When a managerial hero has to leave the stage



I loved the Leicester City story as much as any of you. Well, maybe not just as much. Leicester’s title win was astonishing, but it was no fairy story. They outperformed far wealthier clubs, sure, but this was achieved by spending the kind of money Celtic couldn’t dream of parting with.

Apart from their league win, Project Leicester was typical of the financial chicanery which has been prevalent in English football for so long, and which Financial Fair Play seeks to end.

Right now they are in freefall. If they go down, loaded with an underperforming squad on eye-wateringly high salaries, they will find it impossible to downsize sufficiently to give anyone sitting around the King Power Stadium boardroom table that they will be able to achieve stability in the Championship.

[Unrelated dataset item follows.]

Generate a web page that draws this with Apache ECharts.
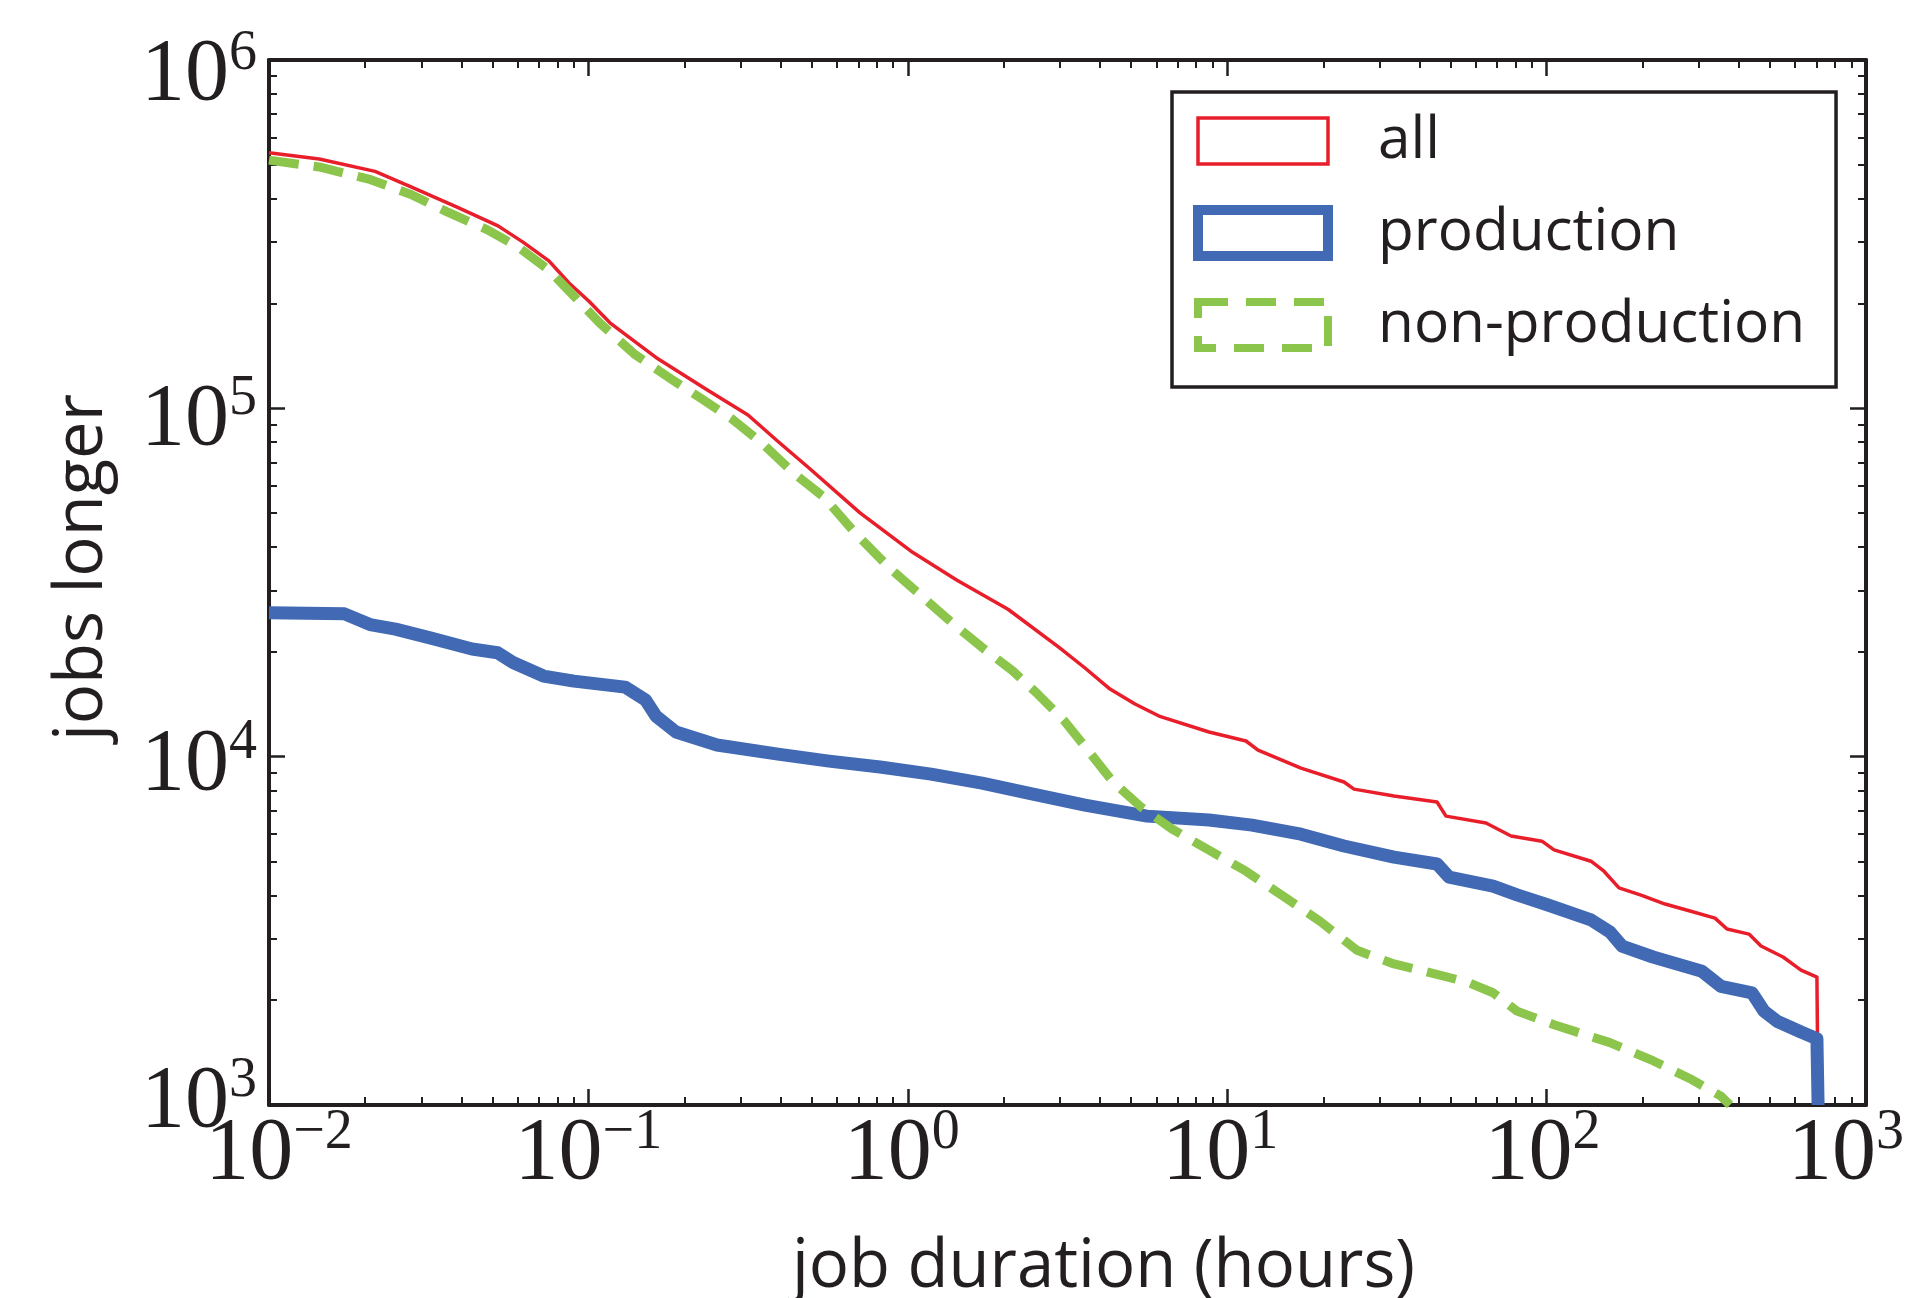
<!DOCTYPE html>
<html>
<head>
<meta charset="utf-8">
<script src="https://cdn.jsdelivr.net/npm/echarts@6/dist/echarts.min.js"></script>
<style>
html,body{margin:0;padding:0;background:#ffffff;}
#chart{width:1918px;height:1298px;}
</style>
</head>
<body>
<div id="chart"></div>
<script>
// ---- data ----
const allX = [0.01, 0.01436, 0.02148, 0.02784, 0.03879, 0.05212, 0.0624, 0.07522, 0.08696, 0.1004, 0.1168, 0.1627, 0.2351, 0.316, 0.3924, 0.4905, 0.7086, 1.023, 1.426, 2.059, 2.975, 3.587, 4.296, 5.144, 6.116, 8.77, 11.45, 12.49, 17.02, 23.21, 24.95, 33.28, 45.39, 48.42, 64.6, 77.4, 96.7, 105.5, 137.7, 151.2, 168.5, 197.5, 234.9, 281.2, 336.6, 367.1, 430.2, 469.1, 549.8, 626, 702, 708, 708];
const allY = [542000, 520000, 479000, 432000, 378000, 334000, 300000, 265000, 229000, 203000, 176000, 140000, 113000, 95700, 80300, 67400, 50100, 38900, 32100, 26500, 20600, 17970, 15630, 14160, 13080, 11770, 11090, 10440, 9270, 8460, 8070, 7710, 7410, 6750, 6450, 5920, 5720, 5400, 5010, 4690, 4200, 4005, 3775, 3604, 3440, 3200, 3095, 2860, 2660, 2440, 2330, 2300, 1000];

const prodX = [0.01, 0.01724, 0.02071, 0.02489, 0.03215, 0.04321, 0.05196, 0.05806, 0.07235, 0.09013, 0.1302, 0.151, 0.1627, 0.188, 0.2527, 0.3924, 0.5668, 0.8185, 1.182, 1.707, 2.466, 3.587, 5.61, 8.77, 11.96, 17.02, 23.21, 33.28, 45.39, 49.5, 67.96, 80.8, 101, 137.7, 157.9, 172.2, 215.3, 306.6, 351.6, 439.6, 479.3, 526.4, 626, 702, 708, 708];
const prodY = [25900, 25700, 23950, 23240, 21900, 20370, 19880, 18630, 17040, 16480, 15840, 14540, 13080, 11770, 10800, 10170, 9710, 9340, 8910, 8400, 7810, 7260, 6750, 6580, 6360, 5990, 5540, 5150, 4920, 4510, 4250, 4010, 3750, 3400, 3140, 2860, 2660, 2420, 2190, 2100, 1860, 1740, 1620, 1550, 1530, 1000];

const nonX = [0.01, 0.01436, 0.02071, 0.02784, 0.03597, 0.04814, 0.06019, 0.07504, 0.09013, 0.1084, 0.1399, 0.1814, 0.2268, 0.2816, 0.3521, 0.4386, 0.5465, 0.6834, 0.8826, 1.0998, 1.371, 1.707, 2.135, 2.556, 3.083, 3.746, 4.39, 5.373, 6.718, 8.77, 11.45, 14.95, 19.52, 25.49, 33.28, 41.63, 56.74, 67.96, 80.8, 105.5, 157.9, 215.3, 281.2, 351.6, 375.1];
const nonY = [516000, 493000, 454000, 411000, 367000, 326000, 290500, 250000, 210000, 176000, 142700, 121400, 106300, 93200, 79000, 65200, 55600, 43900, 34600, 29000, 24300, 20600, 17600, 15100, 12700, 10170, 8460, 7170, 6200, 5390, 4690, 3980, 3370, 2780, 2540, 2420, 2250, 2100, 1860, 1700, 1510, 1340, 1190, 1060, 1000];

const seriesNames = ['all', 'production', 'non-production'];
const xTickExponents = [-2, -1, 0, 1, 2, 3];
const yTickExponents = [3, 4, 5, 6];
const minorMultipliers = [2, 3, 4, 5, 6, 7, 8, 9];

// ---- build ----
const zip = (xs, ys) => xs.map((x, i) => [x, ys[i]]);
const ink = '#231f20';
const RED = '#e81f2b', BLUE = '#4169b4', GREEN = '#8cc54b';

function minorLogs(exps) {
  const out = [];
  exps.slice(0, -1).forEach(e => minorMultipliers.forEach(m => out.push(e + Math.log10(m))));
  return out;
}
const xMinor = minorLogs(xTickExponents);
const yMinor = minorLogs(yTickExponents);

// label placement tweaks (pixels) to follow the reference's hand-placed labels
const xLabelDx = { '-2': 10, '-1': 0, '0': -6, '1': -7, '2': -4, '3': -20 };
const yLabelDy = { '3': 9, '4': 20, '5': 24, '6': 27 };

const key = e => (e < 0 ? 'm' + (-e) : String(e));
const baseB = { fontFamily: 'Liberation Serif', fontSize: 88, lineHeight: 110, color: ink, verticalAlign: 'top' };
const baseS = { fontFamily: 'Liberation Serif', fontSize: 56, lineHeight: 110, color: ink, verticalAlign: 'top' };

const xRich = {}, yRich = {};
xTickExponents.forEach(e => {
  const dx = xLabelDx[String(e)] || 0;
  xRich['b' + key(e)] = Object.assign({}, baseB, { padding: [6, 0, 0, dx > 0 ? 2 * dx : 0] });
  xRich['s' + key(e)] = Object.assign({}, baseS, { padding: [0, dx < 0 ? -2 * dx : 0, 0, 0] });
});
yTickExponents.forEach(e => {
  const pb = yLabelDy[String(e)] || 0;
  yRich['b' + key(e)] = Object.assign({}, baseB, { padding: [pb, 0, 0, 0] });
  yRich['s' + key(e)] = Object.assign({}, baseS, { padding: [Math.max(0, pb - 6), 0, 0, 0] });
});

function powLabel(v) {
  const e = Math.round(Math.log10(v));
  const k = key(e);
  return '{b' + k + '|10}{s' + k + '|' + String(e).replace('-', '\u2212') + '}';
}

const xMin = Math.pow(10, xTickExponents[0]), xMax = Math.pow(10, xTickExponents[xTickExponents.length - 1]);
const yMin = Math.pow(10, yTickExponents[0]), yMax = Math.pow(10, yTickExponents[yTickExponents.length - 1]);

const lineAx = { show: true, onZero: false, lineStyle: { color: ink, width: 4 } };
const majorTick = { show: true, inside: true, length: 16, lineStyle: { color: ink, width: 2.5 } };
const noLabel = { show: false };
const noSplit = { show: false };

function minorAxis(pos, min, max, vals) {
  return {
    type: 'value', position: pos, min: min, max: max,
    axisLine: { show: false, onZero: false }, splitLine: noSplit, axisLabel: noLabel,
    axisTick: { show: true, inside: true, length: 8, customValues: vals, lineStyle: { color: ink, width: 2 } }
  };
}

const chart = echarts.init(document.getElementById('chart'), null, { renderer: 'canvas' });
chart.setOption({
  animation: false,
  backgroundColor: '#ffffff',
  grid: { left: 269, top: 60, width: 1597, height: 1045, containLabel: false, outerBoundsMode: 'none' },
  xAxis: [
    {
      type: 'log', logBase: 10, position: 'bottom', min: xMin, max: xMax,
      axisLine: lineAx, axisTick: majorTick, splitLine: noSplit,
      axisLabel: { show: true, margin: 0, formatter: powLabel, rich: xRich, showMinLabel: true, showMaxLabel: true, hideOverlap: false },
      name: 'job duration (hours)', nameLocation: 'middle', nameGap: 129,
      nameTextStyle: { fontFamily: 'Open Sans', fontSize: 67, color: ink, padding: [0, 0, 0, 72] }
    },
    {
      type: 'log', logBase: 10, position: 'top', min: xMin, max: xMax,
      axisLine: lineAx, axisTick: majorTick, splitLine: noSplit, axisLabel: noLabel
    },
    minorAxis('bottom', xTickExponents[0], xTickExponents[xTickExponents.length - 1], xMinor),
    minorAxis('top', xTickExponents[0], xTickExponents[xTickExponents.length - 1], xMinor)
  ],
  yAxis: [
    {
      type: 'log', logBase: 10, position: 'left', min: yMin, max: yMax,
      axisLine: lineAx, axisTick: majorTick, splitLine: noSplit,
      axisLabel: { show: true, margin: 12, formatter: powLabel, rich: yRich, showMinLabel: true, showMaxLabel: true, hideOverlap: false },
      name: 'jobs longer', nameLocation: 'middle', nameGap: 153,
      nameTextStyle: { fontFamily: 'Open Sans', fontSize: 67, color: ink, padding: [0, 0, 0, 30] }
    },
    {
      type: 'log', logBase: 10, position: 'right', min: yMin, max: yMax,
      axisLine: lineAx, axisTick: majorTick, splitLine: noSplit, axisLabel: noLabel
    },
    minorAxis('left', yTickExponents[0], yTickExponents[yTickExponents.length - 1], yMinor),
    minorAxis('right', yTickExponents[0], yTickExponents[yTickExponents.length - 1], yMinor)
  ],
  legend: {
    orient: 'vertical', left: 1172, top: 92,
    selectedMode: false,
    backgroundColor: '#ffffff', borderColor: ink, borderWidth: 3.5, borderRadius: 0,
    padding: [3, 31, 16, 21],
    itemWidth: 130, itemHeight: 46, itemGap: 0,
    textStyle: { fontFamily: 'Open Sans', fontSize: 58.5, color: ink, lineHeight: 58, padding: [34, 0, 0, 45] },
    data: [
      { name: seriesNames[0], icon: 'rect', itemStyle: { color: '#ffffff', borderColor: RED, borderWidth: 3.5 } },
      { name: seriesNames[1], icon: 'rect', itemStyle: { color: '#ffffff', borderColor: BLUE, borderWidth: 10 } },
      { name: seriesNames[2], icon: 'rect', itemStyle: { color: '#ffffff', borderColor: GREEN, borderWidth: 8, borderType: [30, 18] } }
    ]
  },
  series: [
    {
      name: seriesNames[0], type: 'line', xAxisIndex: 0, yAxisIndex: 0,
      data: zip(allX, allY), showSymbol: false, symbol: 'none', clip: true,
      lineStyle: { color: RED, width: 3.5, join: 'round' }, itemStyle: { color: RED }
    },
    {
      name: seriesNames[1], type: 'line', xAxisIndex: 0, yAxisIndex: 0,
      data: zip(prodX, prodY), showSymbol: false, symbol: 'none', clip: true,
      lineStyle: { color: BLUE, width: 13, join: 'round' }, itemStyle: { color: BLUE }
    },
    {
      name: seriesNames[2], type: 'line', xAxisIndex: 0, yAxisIndex: 0,
      data: zip(nonX, nonY), showSymbol: false, symbol: 'none', clip: true,
      lineStyle: { color: GREEN, width: 9, type: [30, 15], join: 'round' }, itemStyle: { color: GREEN }
    }
  ]
});
</script>
</body>
</html>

Once you drop out of the Enland and Wales Premier League, the biggest parachute in the world simply isn’t big enough. Two of the three Championship relegation places are currently occupied by recent Premier League clubs. Aston Villa, twice the size of Leicester but with a far smaller wage bill, are currently 17th. Leicester will look ominously at Blackpool, 14th in League Two, and appreciate how rapidly a Premier League relegation fight can turn into something altogether more serious.

Claudio Ranieri is a football hero, but even from the outside it has been plain to see that something has been seriously wrong under his control in recent months. His comments before the Sevilla game, “we know they are the better team”, spoke of a man who didn’t believe in himself or his players anymore.

It is never easy to spot when a managerial hero should move on from a club where he’s loved, exect in hindsight. Clough was the greatest English manager, but stayed on far too long at Nottingham Forest. Relegation was his reward.

Jock Stein’s sacking as Celtic manager in 1978 was shabbily handled, as was the way at the club back then. I was too young to know the best of Jock’s years at Celtic, but I remember the grief he got from the terraces during his last four seasons, when Rangers (remember them?) won three titles and two trebles.

No one will tell you they got on Jock’s case back then, but it happened. Football fans in the 1970s took no prisoners.

Looking back, Jock stayed too long at Celtic. He produced miracles for five years then managed decline for eight. He should have taken the Manchester United job when offered. Clough squeezed two League Cups out of his squad in 1989 and 1990 and should have headed for this hills right then.

As for Claudio, he should have bowed out a champion in May. He didn’t have managerial alchemy after all, it was inevitable that performances would return to his normal trend this season. Someone at Leicester had to take responsibility.  That’s football – and it’s not even a modern aspect of it.